AIM OF THE EXERCISE :: Pictures in the entries below are excluded; copy only the lines from the one containing "Output the component" to the one containing "const tcrHi = [null, null, 0.5, null, null, 0.5];", both included.

DATA EXCERPTS ::
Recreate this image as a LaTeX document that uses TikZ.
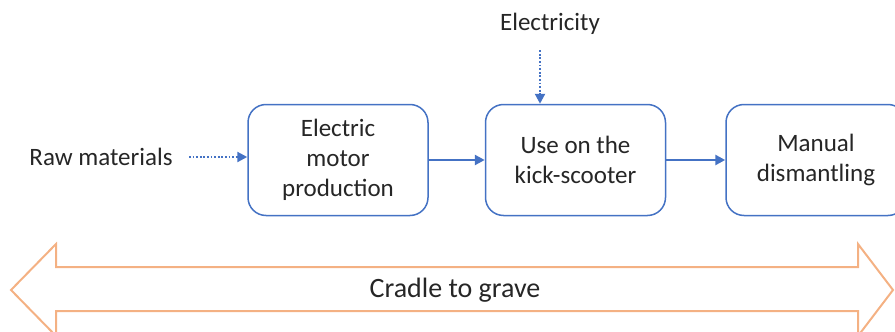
\documentclass[tikz,border=0pt]{standalone}
\usepackage{fontspec}
\setmainfont{Carlito}
\usepackage{xcolor}
\definecolor{flowblue}{HTML}{4472C4}
\definecolor{spanorange}{HTML}{F4B183}
\definecolor{flowtext}{HTML}{262626}
\usepackage{tikz}
\usetikzlibrary{arrows.meta,positioning}

\begin{document}
\begin{tikzpicture}[x=1pt,y=-1pt,node distance=56pt,
  stagebox/.style={draw=flowblue,line width=1.5pt,rounded corners=18pt,fill=white,
    minimum width=180pt,minimum height=111pt,align=center,text=flowtext,
    font=\fontsize{25}{30}\selectfont},
  flowlabel/.style={text=flowtext,font=\fontsize{25}{30}\selectfont},
  flowarrow/.style={draw=flowblue,line width=2.6pt,-{Triangle[length=10pt,width=10pt]}},
  inputarrow/.style={flowarrow,line width=2.2pt,dash pattern=on 1.8pt off 1.8pt}]
\useasboundingbox (0,0) rectangle (895,332);
\node[stagebox] (motor) at (338,160) {Electric\\motor\\production};
\node[stagebox,right=of motor] (use) {Use on the\\kick-scooter};
\node[stagebox,right=59pt of use] (dismantle) {Manual\\dismantling};
\node[flowlabel] (raw) at (101,157) {Raw materials};
\node[flowlabel] (power) at (550,24) {Electricity};
\draw[inputarrow,shorten <=13pt] (raw.east) -- (raw.east -| motor.west);
\draw[inputarrow,shorten <=12pt] ([xshift=-10pt]power.south) -- ([xshift=-10pt]power.south |- use.north);
\draw[flowarrow] (motor) -- (use);
\draw[flowarrow] (use) -- (dismantle);
\draw[spanorange,line width=2pt,line join=miter]
  (11,290) -- (56,244) -- (56,267) -- (858,267) -- (858,244) -- (893,290)
  -- (858,336) -- (858,311) -- (56,311) -- (56,336) -- cycle;
\node[flowlabel,font=\fontsize{28}{34}\selectfont] (span) at (455,290) {Cradle to grave};
\end{tikzpicture}
\end{document}
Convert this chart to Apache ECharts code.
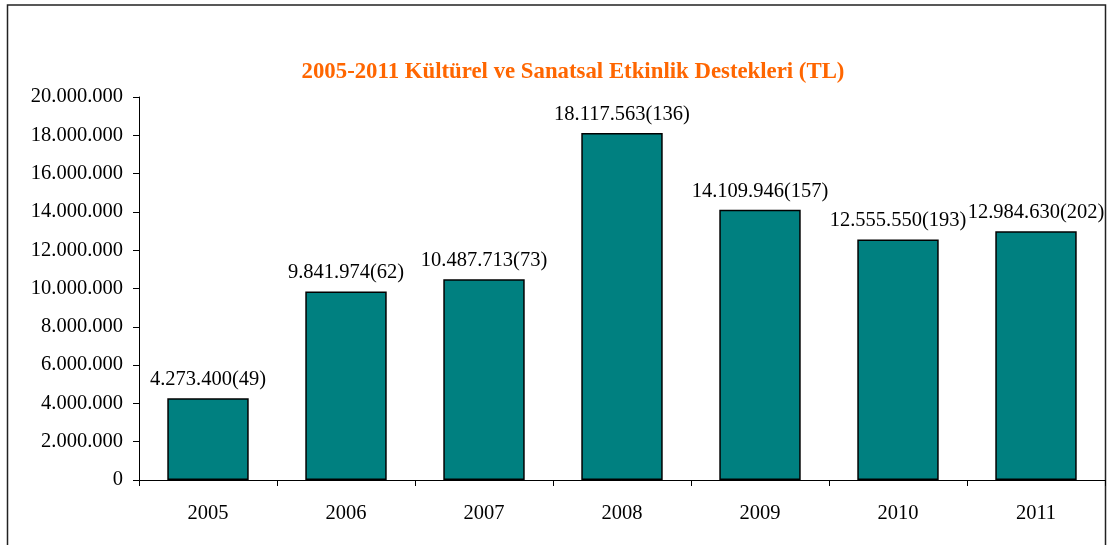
<!DOCTYPE html>
<html><head><meta charset="utf-8">
<script src="https://cdn.jsdelivr.net/npm/echarts@6/dist/echarts.min.js"></script>
<style>html,body{margin:0;padding:0;background:#fff;}#c{width:1110px;height:545px;}</style>
</head><body><div id="c"></div>
<script>
const categories = ['2005','2006','2007','2008','2009','2010','2011'];
const amounts = [4273400, 9841974, 10487713, 18117563, 14109946, 12555550, 12984630];
const counts = [49, 62, 73, 136, 157, 193, 202];
const titleText = '2005-2011 Kültürel ve Sanatsal Etkinlik Destekleri (TL)';

function fmt(v){ return String(v).replace(/\B(?=(\d{3})+(?!\d))/g, '.'); }

const chart = echarts.init(document.getElementById('c'), null, {renderer:'canvas'});
chart.setOption({
  animation:false,
  backgroundColor:'#fff',
  textStyle:{fontFamily:'Liberation Serif'},
  graphic:[{type:'rect', shape:{x:7.5,y:5,width:1098,height:560}, style:{fill:'none', stroke:'#222', lineWidth:1.5}}],
  title:{text:titleText, left:568, textAlign:'center', top:56, textStyle:{fontFamily:'Liberation Serif', fontWeight:'bold', fontSize:22.8, color:'#FF6600'}},
  grid:{left:139, right:5, top:97, bottom:65, containLabel:false},
  xAxis:{type:'category', data:categories,
    axisLine:{lineStyle:{color:'#000', width:1}},
    axisTick:{show:true, alignWithLabel:false, length:6, lineStyle:{color:'#000'}},
    axisLabel:{color:'#000', fontSize:20.5, margin:23, fontFamily:'Liberation Serif'}},
  yAxis:{type:'value', min:0, max:20000000, interval:2000000,
    axisLine:{show:true, lineStyle:{color:'#000', width:1}},
    axisTick:{show:true, length:6, lineStyle:{color:'#000'}},
    splitLine:{show:false},
    axisLabel:{color:'#000', fontSize:20.5, margin:16, fontFamily:'Liberation Serif', formatter:v=>fmt(v)}},
  series:[{type:'bar', data:amounts, barCategoryGap:'41%',
    itemStyle:{color:'#008080', borderColor:'#000', borderWidth:1.5},
    label:{show:true, position:'top', distance:8, color:'#000', fontSize:20.5, fontFamily:'Liberation Serif',
      formatter:p=>fmt(p.value)+'('+counts[p.dataIndex]+')'}}]
});
</script></body></html>
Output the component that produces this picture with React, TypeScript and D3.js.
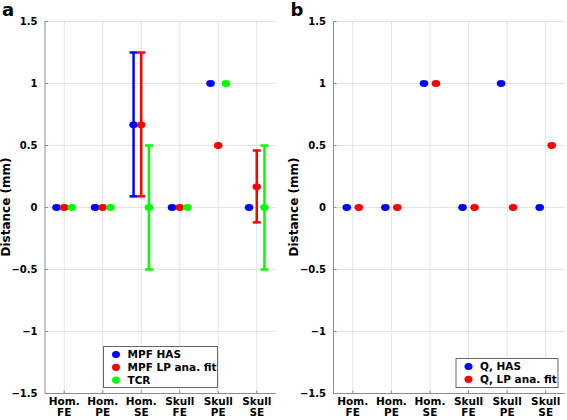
import React from "react";
import * as d3 from "d3";

const categories = ["Hom.\nFE", "Hom.\nPE", "Hom.\nSE", "Skull\nFE", "Skull\nPE", "Skull\nSE"];
const yTicks = [-1.5, -1, -0.5, 0, 0.5, 1, 1.5];

// Panel a
const mpfHas = [0, 0, 0.667, 0, 1, 0];
const mpfHasLo = [null, null, 0.09, null, null, null];
const mpfHasHi = [null, null, 1.25, null, null, null];
const mpfLp = [0, 0, 0.667, 0, 0.5, 0.167];
const mpfLpLo = [null, null, 0.09, null, null, -0.12];
const mpfLpHi = [null, null, 1.25, null, null, 0.46];
const tcr = [0, 0, 0, 0, 1, 0];
const tcrLo = [null, null, -0.5, null, null, -0.5];
const tcrHi = [null, null, 0.5, null, null, 0.5];

// Panel b
const qHas = [0, 0, 1, 0, 1, 0];
const qLp = [0, 0, 1, 0, 0, 0.5];

const FONT = "DejaVu Sans, sans-serif";

type Series = {
  name: string;
  color: string;
  values: number[];
  lo?: (number | null)[];
  hi?: (number | null)[];
  offset: number;
};

function Panel({
  x0, x1, letter, series, legend,
}: {
  x0: number; x1: number; letter: string; series: Series[];
  legend: { x: number; y: number; w: number; h: number };
}) {
  const top = 21.5, bottom = 393.5;
  const x = d3.scaleLinear().domain([0.5, 6.5]).range([x0, x1]);
  const y = d3.scaleLinear().domain([-1.5, 1.5]).range([bottom, top]);
  const grid = "#e3e3e3";
  const axis = "#8c8c8c";
  return (
    <g fontFamily={FONT} fontWeight="bold">
      <text x={x0 - 43} y={15.5} fontSize={18} fill="#000">{letter}</text>
      <text
        transform={`translate(${x0 - 35.5},207) rotate(-90)`}
        textAnchor="middle"
        fontSize={12}
        fill="#000"
      >
        Distance (mm)
      </text>
      {yTicks.map((t) => (
        <line key={"gy" + t} x1={x0} x2={x1} y1={y(t)} y2={y(t)} stroke={grid} strokeWidth={1} />
      ))}
      {categories.map((c, i) => (
        <line key={"gx" + i} x1={x(i + 1)} x2={x(i + 1)} y1={top} y2={bottom} stroke={grid} strokeWidth={1} />
      ))}
      <line x1={x0} x2={x0} y1={top} y2={bottom} stroke={axis} strokeWidth={1} />
      <line x1={x0} x2={x1} y1={bottom} y2={bottom} stroke={axis} strokeWidth={1} />
      {yTicks.map((t) => (
        <g key={"ty" + t}>
          <line x1={x0} x2={x0 + 3} y1={y(t)} y2={y(t)} stroke={axis} />
          <text x={x0 - 7.5} y={y(t)} dy="0.35em" textAnchor="end" fontSize={10} fill="#000">
            {d3.format("")(t)}
          </text>
        </g>
      ))}
      {categories.map((c, i) => {
        const lines = c.split("\n");
        return (
          <g key={"tx" + i}>
            <line x1={x(i + 1)} x2={x(i + 1)} y1={bottom} y2={bottom - 3} stroke={axis} />
            {lines.map((l, j) => (
              <text key={j} x={x(i + 1)} y={404.5 + j * 11.5} textAnchor="middle" fontSize={10.5} fill="#000">
                {l}
              </text>
            ))}
          </g>
        );
      })}
      {series.map((s) => (
        <g key={s.name}>
          {s.values.map((v, i) => {
            const cx = x(i + 1) + s.offset;
            const lo = s.lo ? s.lo[i] : null;
            const hi = s.hi ? s.hi[i] : null;
            return (
              <g key={i}>
                {lo != null && hi != null && (
                  <g stroke={s.color} strokeWidth={2.5}>
                    <line x1={cx} x2={cx} y1={y(lo)} y2={y(hi)} />
                    <line x1={cx - 4} x2={cx + 4} y1={y(lo)} y2={y(lo)} />
                    <line x1={cx - 4} x2={cx + 4} y1={y(hi)} y2={y(hi)} />
                  </g>
                )}
                <ellipse cx={cx} cy={y(v)} rx={4.3} ry={3.4} fill={s.color} />
              </g>
            );
          })}
        </g>
      ))}
      <rect x={legend.x} y={legend.y} width={legend.w} height={legend.h} fill="#fff" stroke="#666" strokeWidth={1} />
      {series.map((s, i) => (
        <g key={"lg" + s.name}>
          <ellipse cx={legend.x + 12.5} cy={legend.y + 8 + i * 12.8} rx={4} ry={3.6} fill={s.color} />
          <text x={legend.x + 24} y={legend.y + 8 + i * 12.8} dy="0.35em" fontSize={10.5} fill="#000">
            {s.name}
          </text>
        </g>
      ))}
    </g>
  );
}

export default function App() {
  const seriesA: Series[] = [
    { name: "MPF HAS", color: "#0000ff", values: mpfHas, lo: mpfHasLo, hi: mpfHasHi, offset: -7.7 },
    { name: "MPF LP ana. fit", color: "#ff0000", values: mpfLp, lo: mpfLpLo, hi: mpfLpHi, offset: 0 },
    { name: "TCR", color: "#00ff00", values: tcr, lo: tcrLo, hi: tcrHi, offset: 7.7 },
  ];
  const seriesB: Series[] = [
    { name: "Q, HAS", color: "#0000ff", values: qHas, offset: -6 },
    { name: "Q, LP ana. fit", color: "#ff0000", values: qLp, offset: 6 },
  ];
  return (
    <svg width={567} height={420} style={{ position: "absolute", left: 0, top: 0, background: "#fff" }}>
      <rect width={567} height={420} fill="#fff" />
      <Panel x0={45} x1={276} letter="a" series={seriesA} legend={{ x: 103.5, y: 346.5, w: 114, h: 41 }} />
      <Panel x0={333.5} x1={565} letter="b" series={seriesB} legend={{ x: 456, y: 358.5, w: 102, h: 29 }} />
    </svg>
  );
}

FINAL RESULT ::
Output the component that produces this picture with React, TypeScript and D3.js.
import React from "react";
import * as d3 from "d3";

const categories = ["Hom.\nFE", "Hom.\nPE", "Hom.\nSE", "Skull\nFE", "Skull\nPE", "Skull\nSE"];
const yTicks = [-1.5, -1, -0.5, 0, 0.5, 1, 1.5];

// Panel a
const mpfHas = [0, 0, 0.667, 0, 1, 0];
const mpfHasLo = [null, null, 0.09, null, null, null];
const mpfHasHi = [null, null, 1.25, null, null, null];
const mpfLp = [0, 0, 0.667, 0, 0.5, 0.167];
const mpfLpLo = [null, null, 0.09, null, null, -0.12];
const mpfLpHi = [null, null, 1.25, null, null, 0.46];
const tcr = [0, 0, 0, 0, 1, 0];
const tcrLo = [null, null, -0.5, null, null, -0.5];
const tcrHi = [null, null, 0.5, null, null, 0.5];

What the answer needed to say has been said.